#1/156 - Thunder & Roses by Mary Jo Putney
A fun, light historical romance to start the year, this one was a nice, engrossing read that didn't demand too much mental energy... which was perfect, since I was reading it on New Year's Day while DH & DS watched football.
#2 - Once a Soldier by Mary Jo Putney
When I pick up a historical I like through one of my ebook apps, I often look to other titles by the same author for subsequent reads since it can be really hard to sort the good from the bad, especially on Kindle Unlimited where there seems to be a bottomless well of mediocre self-published romances available. Unfortunately, that strategy didn't work out so well with this one. The book was sort of meh throughout, with weak, contrived conflict and forgettable characters.
#3 - The Hate U Give by Angie Thomas
I downloaded this one to read on a flight and absolutely could not put it down. Heartbreaking and beautiful and topical and timely, it is a masterfully written story centering around themes and events that are inescapable in our current moment, and the fact that as a YA book the whole story is told through the eyes of a teen with all the emotional impact of how street violence and police violence effects young black Americans made it hard to read at times and impossible to forget.
#4 - The Lost Book of the White by Cassandra Clare
Back to the Shadowhunters world with the second story in a trilogy I started reading last year centering around one of my favorite characters from the universe, this one was precisely as expected... which is to say it did not disappoint. The main character is funny and wild and the conflict always over the top and engrossing, and this thread in the bigger series embodies what I liked so much in the original books but found lacking in some of the other spin-off series.
#5 - Crescent City by Sarah J Mass
The first book in a new series by an author I discovered when she was writing YA but who has since moved into adult fiction, I didn't enjoy this one as much as the other new-adult series she authored. The world was less fantastic, though it is still a universe with all manner of mythological beings, and the social/political themes more explicitly laid out in an almost overly direct way. And I didn't find either of the two main characters particularly likeable, which didn't help. I'm not sure I'll bother picking up the next book in the series when it is released.

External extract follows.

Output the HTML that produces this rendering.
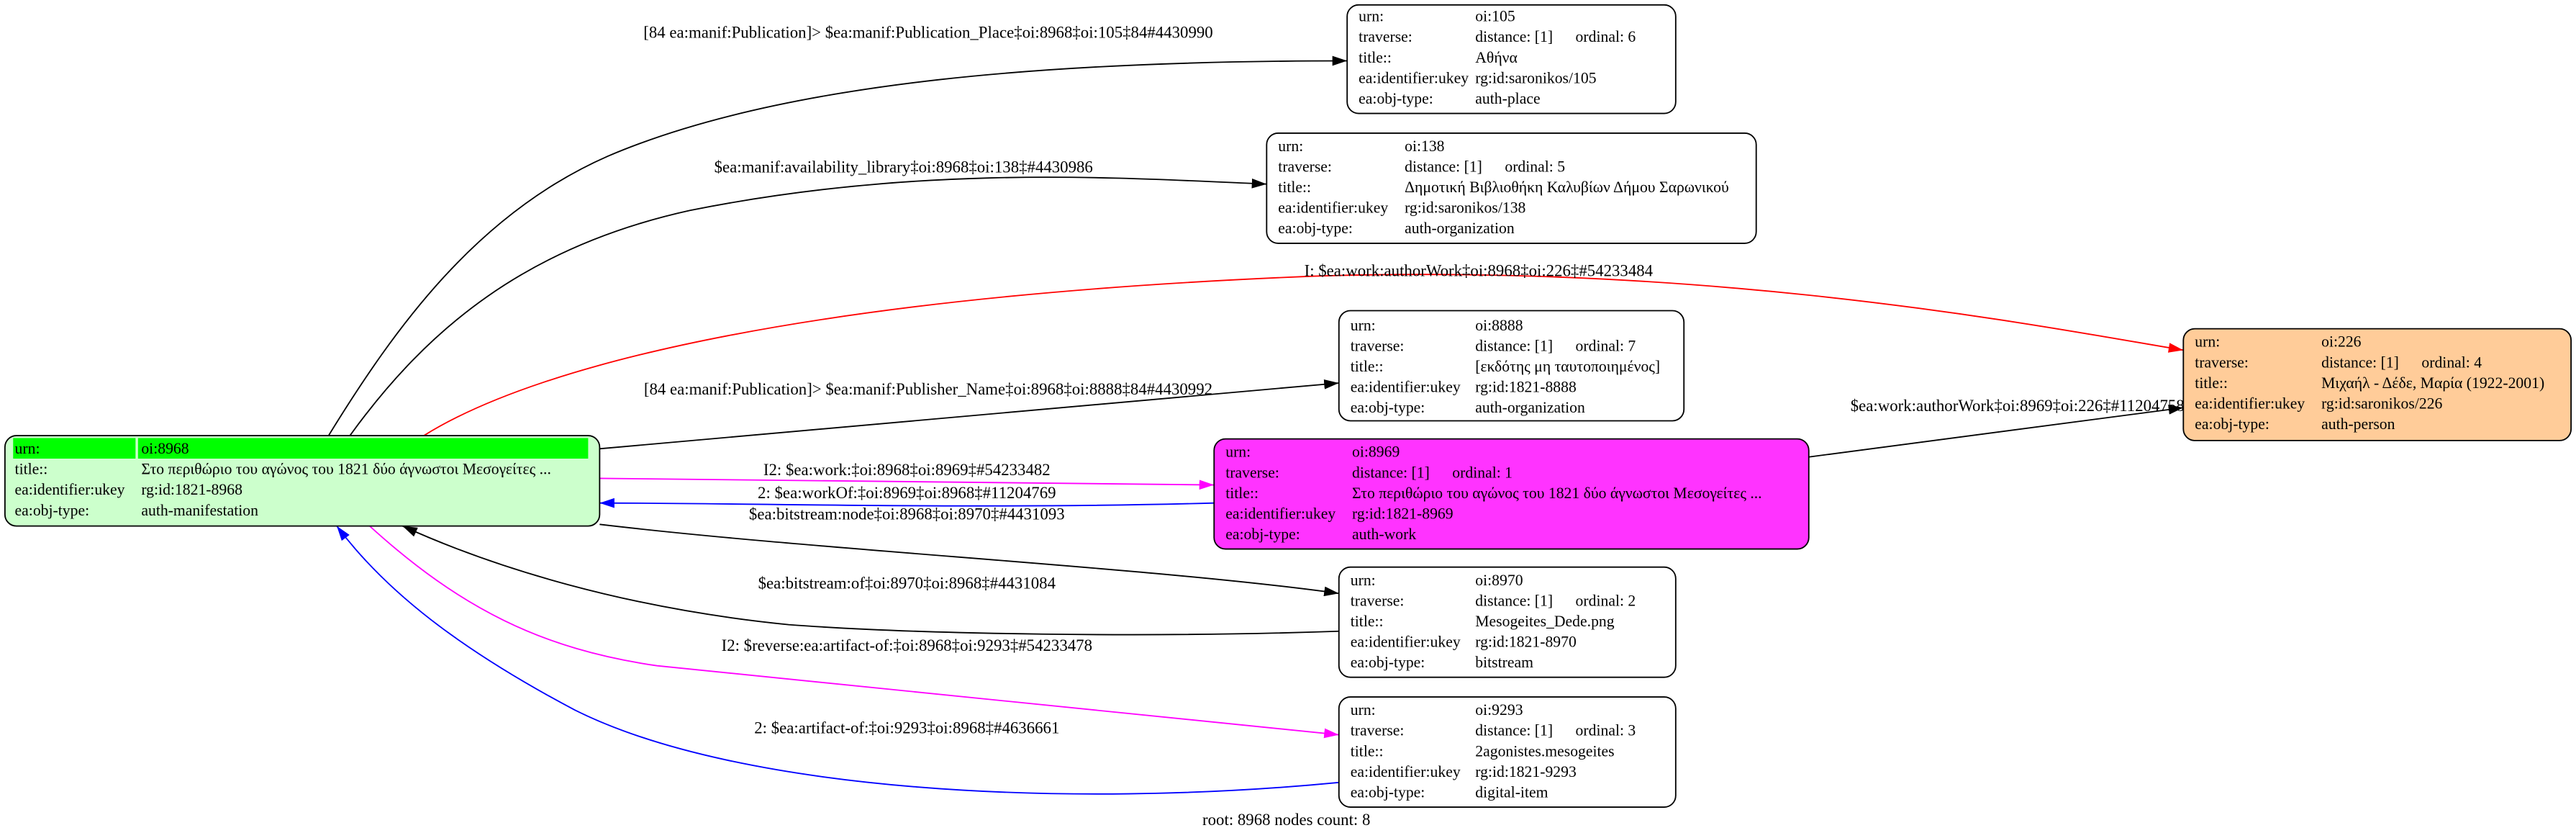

#6 - Why We're Polarized by Ezra Klein
My first non-fiction read of the year, and man was it a doozy. This book is excellent, insightful and thoroughly researched, going into the psychological, historical, political and cultural reasons American politics have become so much more polarized over the last few decades. It was immensely readable in the way book-length fiction authored by a good journalist can be - written with an economy of words and a directness of meaning that makes complex ideas flow from one point to the next without embellishment or distraction. But it was also a tough subject to wrap my head around, as someone who is involved in political activism on a grassroots level, simply because it presented a case that is deeply disheartening in many ways and which doesn't bode particularly well for the near future of our political climate.